Tuesday, May 20, 2008

Drainage Infrastructure, Fatherhood, and Jean Valjean

Houston, the "Bayou City", is known for the many bayous that drain the flat, low-lying city. I grew up there. White Oak Bayou, Braes Bayou, and Buffalo Bayou were familiar names to me as a child, having heard weather reports giving their condition after many storms. There were forks of the White Oak Bayou that ran adjacent to my elementary school. I can remember standing at the school fence during recess, staring out at the bayous as they wound their way through the neighborhoods. I wondered where they went and where they were from. They were like mysterious roads to adventure in my mind, travelled only by vagabonds and, occasionally, teenagers with more freedom than me.

On my way to becoming a teenager myself, an occasion arose that presented me with a chance for urban adventure. As a boy scout, I needed to take a "city hike" to fulfill an outdoor activity requirement. So I asked my father if we could take a hike in the bayous. To my delight, he agreed, and my father, step-mother, and step-brother donned our hiking boots and sunscreen one Sunday afternoon and drove to a convenient entry point.
We hiked five miles, as I recall, and discovered many preteen treasures along the way. Abandoned grocery carts became spacecraft, sticks became light sabers, and skateboard-riding teenage yahoos became river-dwelling aliens of suspicious character. It was such an unusual and adventurous day that I have always remembered it fondly.

Fast forward 30 years or so.

There is a creek, a bayou of sorts, that runs through our university. At one point it goes underground and reappears on the other side of campus where it soon joins the Brazos river on its way to the Gulf of Mexico. My boys and I were there the other day with some time on our hands. So when Jono asked me if we could go explore it, how could I say no?
Much of the creek is kept like a park. It was clean and lined with flowers. It was 8:00 a.m. on a Saturday morning, so needless to say, the campus was quiet and void of all student activity. The world was ours, in a sense. Where the creek passed under a bridge we saw a colony of Martins. There were a twenty or so, flying in and out from under the bridge, presumably bringing food to their young or building their mud nests. They flew around our heads chirping and I acted brave, though I wondered if one of them might swoop down and peck me on my bald head.

At the point at which the creek goes underground, there is an arched tunnel. Our eyes adjusted as we entered the relative dark. At this point we began to see what I call college graffiti. College graffiti differs from its gangsta counterpart in that it is not territorial, obscene, or written in a made-up language. Instead, it's more philosophical or at least humorous. My point is, it was rated G. G-raffiti. Ha! I just made that up.

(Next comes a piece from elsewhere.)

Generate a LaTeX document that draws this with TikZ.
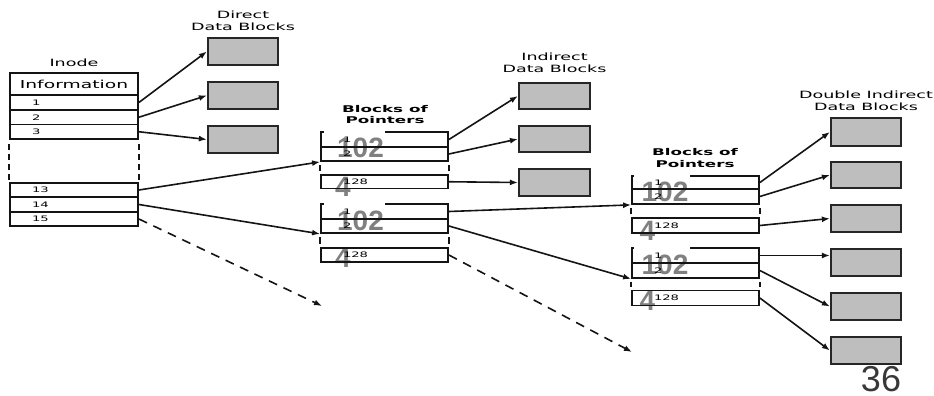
\documentclass[tikz,border=0pt]{standalone}
\usepackage{fontspec}
\setmainfont{DejaVu Sans}
\newfontfamily\ovfont{Liberation Sans}
\usetikzlibrary{arrows.meta,calc}

\definecolor{linec}{HTML}{141414}
\definecolor{blkfill}{HTML}{BEBEBE}
\definecolor{blkline}{HTML}{262626}
\definecolor{ovgray}{HTML}{808080}
\definecolor{pagegray}{HTML}{383838}

% wide lettering of the labels
\newcommand\widetxt[1]{\scalebox{1.75}[1]{#1}}
\newcommand\boldwide[1]{\scalebox{1.8}[1]{\bfseries #1}}

\begin{document}
\begin{tikzpicture}[x=1pt,y=-1pt,
  lab/.style={inner sep=0pt, align=center, font=\fontsize{10}{12}\selectfont},
  plab/.style={inner sep=0pt, align=center, font=\fontsize{9.3}{11.5}\selectfont},
  infocell/.style={draw=linec, line width=1.8pt, minimum width=128pt, minimum height=22pt,
    inner sep=0pt, font=\fontsize{11}{12}\selectfont},
  inodecell/.style={draw=linec, line width=1.8pt, minimum width=128pt, text width=84pt,
    inner xsep=22pt, inner ysep=0pt, align=left, font=\fontsize{7.5}{8}\selectfont},
  ptrcell/.style={inodecell, minimum width=127pt, text width=83pt},
  datablk/.style={draw=blkline, fill=blkfill, line width=2.2pt, minimum width=70pt,
    minimum height=27pt, inner sep=0pt},
  bigdig/.style={inner sep=0pt, text=ovgray, font=\ovfont\bfseries\fontsize{28}{28}\selectfont},
  sidedash/.style={draw=linec, line width=2.2pt, shorten <=3pt, shorten >=3pt},
  ptr/.style={draw=linec, line width=1.6pt, -{Latex[length=8pt,width=6pt]}},
  dptr/.style={ptr, dash pattern=on 9pt off 7pt}]
\useasboundingbox (0,0) rectangle (934,396);

% ---------- overlaid grey figures (under the cell borders) ----------
\node[bigdig] (oa1) at (360.5,148) {102};
\node[bigdig] (oa2) at (343,187) {4};
\node[bigdig] (ob1) at (360.5,220.5) {102};
\node[bigdig] (ob2) at (343,258) {4};
\node[bigdig] (oc1) at (665,192) {102};
\node[bigdig] (oc2) at (647.5,231) {4};
\node[bigdig] (od1) at (665,265) {102};
\node[bigdig] (od2) at (647.5,301) {4};

% ---------- inode ----------
\node[lab] (linode) at (74,63) {\widetxt{Inode}};
\node[infocell] (info) at (74,84) {\scalebox{1.7}[1]{Information}};
\node[inodecell, minimum height=15pt]   (r1)  at (74,102.5)  {\widetxt{1}};
\node[inodecell, minimum height=14.5pt] (r2)  at (74,117.25) {\widetxt{2}};
\node[inodecell, minimum height=14.5pt] (r3)  at (74,131.75) {\widetxt{3}};
\node[inodecell, minimum height=14pt]   (r13) at (74,190)    {\widetxt{13}};
\node[inodecell, minimum height=15pt]   (r14) at (74,204.5)  {\widetxt{14}};
\node[inodecell, minimum height=14pt]   (r15) at (74,219)    {\widetxt{15}};
\draw[draw=linec, line width=2.4pt, dash pattern=on 6pt off 4pt, dash phase=6pt]
  (r3.south west) -- (r13.north west);
\draw[draw=linec, line width=2.4pt, dash pattern=on 6pt off 4pt, dash phase=6pt]
  (r3.south east) -- (r13.north east);

% ---------- direct data blocks ----------
\node[lab] (ldirect) at (243,21) {\widetxt{Direct}\\\widetxt{Data Blocks}};
\node[datablk] (dA1) at (243,51.5) {};
\node[datablk] (dA2) at (243,95.5) {};
\node[datablk] (dA3) at (243,139.5) {};

% ---------- first level blocks of pointers ----------
\node[plab] (lptr1) at (385,114.5) {\boldwide{Blocks of}\\\boldwide{Pointers}};
\node[ptrcell, minimum height=15pt]   (a1) at (384.5,139.5)  {\widetxt{1}};
\node[ptrcell, minimum height=14pt]   (a2) at (384.5,154)    {\widetxt{2}};
\node[ptrcell, minimum height=13.5pt] (a3) at (384.5,181.75) {\widetxt{128}};
\node[ptrcell, minimum height=15pt]   (b1) at (384.5,211.5)  {\widetxt{1}};
\node[ptrcell, minimum height=14pt]   (b2) at (384.5,226)    {\widetxt{2}};
\node[ptrcell, minimum height=14pt]   (b3) at (384.5,255)    {\widetxt{128}};

% ---------- second level blocks of pointers ----------
\node[plab] (lptr2) at (695,158) {\boldwide{Blocks of}\\\boldwide{Pointers}};
\node[ptrcell, minimum height=13pt] (c1) at (695.5,182.5) {\widetxt{1}};
\node[ptrcell, minimum height=15pt] (c2) at (695.5,196.5) {\widetxt{2}};
\node[ptrcell, minimum height=15pt] (c3) at (695.5,225.5) {\widetxt{128}};
\node[ptrcell, minimum height=15pt] (d1) at (695.5,255.5) {\widetxt{1}};
\node[ptrcell, minimum height=15pt] (d2) at (695.5,270.5) {\widetxt{2}};
\node[ptrcell, minimum height=15pt] (d3) at (695.5,298)   {\widetxt{128}};

% openings in the top edges of the pointer blocks
\fill[white] ($(a1.north west)+(4,-1.6)$) rectangle ($(a1.north west)+(65,1.6)$);
\fill[white] ($(b1.north west)+(4,-1.6)$) rectangle ($(b1.north west)+(65,1.6)$);
\fill[white] ($(c1.north west)+(3,-1.6)$) rectangle ($(c1.north west)+(59,1.6)$);
\fill[white] ($(d1.north west)+(3,-1.6)$) rectangle ($(d1.north west)+(59,1.6)$);

% elided middle of each pointer block
\foreach \u/\l in {a2/a3,b2/b3,c2/c3,d2/d3}{
  \draw[sidedash] (\u.south west) -- (\l.north west);
  \draw[sidedash] (\u.south east) -- (\l.north east);
}

% ---------- indirect data blocks ----------
\node[lab] (lindirect) at (554.5,63) {\widetxt{Indirect}\\\widetxt{Data Blocks}};
\node[datablk, minimum width=71pt, minimum height=26pt] (iA1) at (554.5,96) {};
\node[datablk, minimum width=71pt, minimum height=26pt] (iA2) at (554.5,139) {};
\node[datablk, minimum width=71pt] (iA3) at (554.5,182.5) {};

% ---------- double indirect data blocks ----------
\node[lab] (ldouble) at (866,100.5) {\widetxt{Double Indirect}\\\widetxt{Data Blocks}};
\node[datablk, minimum height=28pt] (dd1) at (866,132) {};
\node[datablk, minimum height=26pt] (dd2) at (866,175) {};
\node[datablk] (dd3) at (866,218.5) {};
\node[datablk] (dd4) at (866,262.5) {};
\node[datablk] (dd5) at (866,306.5) {};
\node[datablk] (dd6) at (866,350.5) {};

% ---------- pointers ----------
\draw[ptr] (r1.east) -- (dA1.west);
\draw[ptr] (r2.east) -- (dA2.west);
\draw[ptr] (r3.east) -- (dA3.west);
\draw[ptr] (r13.east) -- (a2.south west);
\draw[ptr] (r14.east) -- (b2.south west);
\coordinate (more1) at (322,306);
\draw[dptr] (r15.east) -- (more1);

\draw[ptr] (a1.east) -- (iA1.west);
\draw[ptr] (a2.east) -- (iA2.west);
\draw[ptr] (a3.east) -- (iA3.west);
\draw[ptr] (b1.east) -- (c2.south west);
\draw[ptr] (b2.east) -- (d2.south west);
\coordinate (more2) at (632,352);
\draw[dptr] (b3.east) -- (more2);

\draw[ptr] (c1.east) -- (dd1.west);
\draw[ptr] (c2.east) -- (dd2.west);
\draw[ptr] (c3.east) -- (dd3.west);
\draw[ptr] (d1.east) -- (d1.east -| dd4.west);
\draw[ptr] (d2.east) -- (dd5.west);
\draw[ptr] (d3.east) -- (dd6.west);

% ---------- page number ----------
\node[inner sep=0pt, text=pagegray, font=\ovfont\fontsize{36}{36}\selectfont] (pg) at (881,379) {36};
\end{tikzpicture}
\end{document}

My thoughts alight on the story of Jean Valjean, carrying his future son-in-law through the sewers of Paris in Les Miserables. I decide not to burst out in song, despite knowing all the words to the musical.

After a hundred feet or so, the arched tunnel divided into three rectangular "hallways". We went down the only one that was dry until we couldn't see anymore. Adventure beckoned us further, but we were without lights or insect repellent, and mosquitoes were beginning to mock us. "Come to me, my pretty!"

So our bodies came back, but our imaginations lingered on and wondered about secret destinations underground, inhabited by half-troll philosophy majors who spent their days spray painting poems and social criticisms on the sewer walls, only to be read by Jean Valjean and the likes of me. I hope the boys still remember it in 30 years.


Redlefty said...

Based on the pics I don't think you have to worry -- those memories should stick!

Crabby Paddy said...

PT- I think you should write a book some day. I know the right topic will come along and you'll have to write a book. I'll be waiting for that day. Sadly, I don't do a lot of pleasure reading, but I would definitely read your book.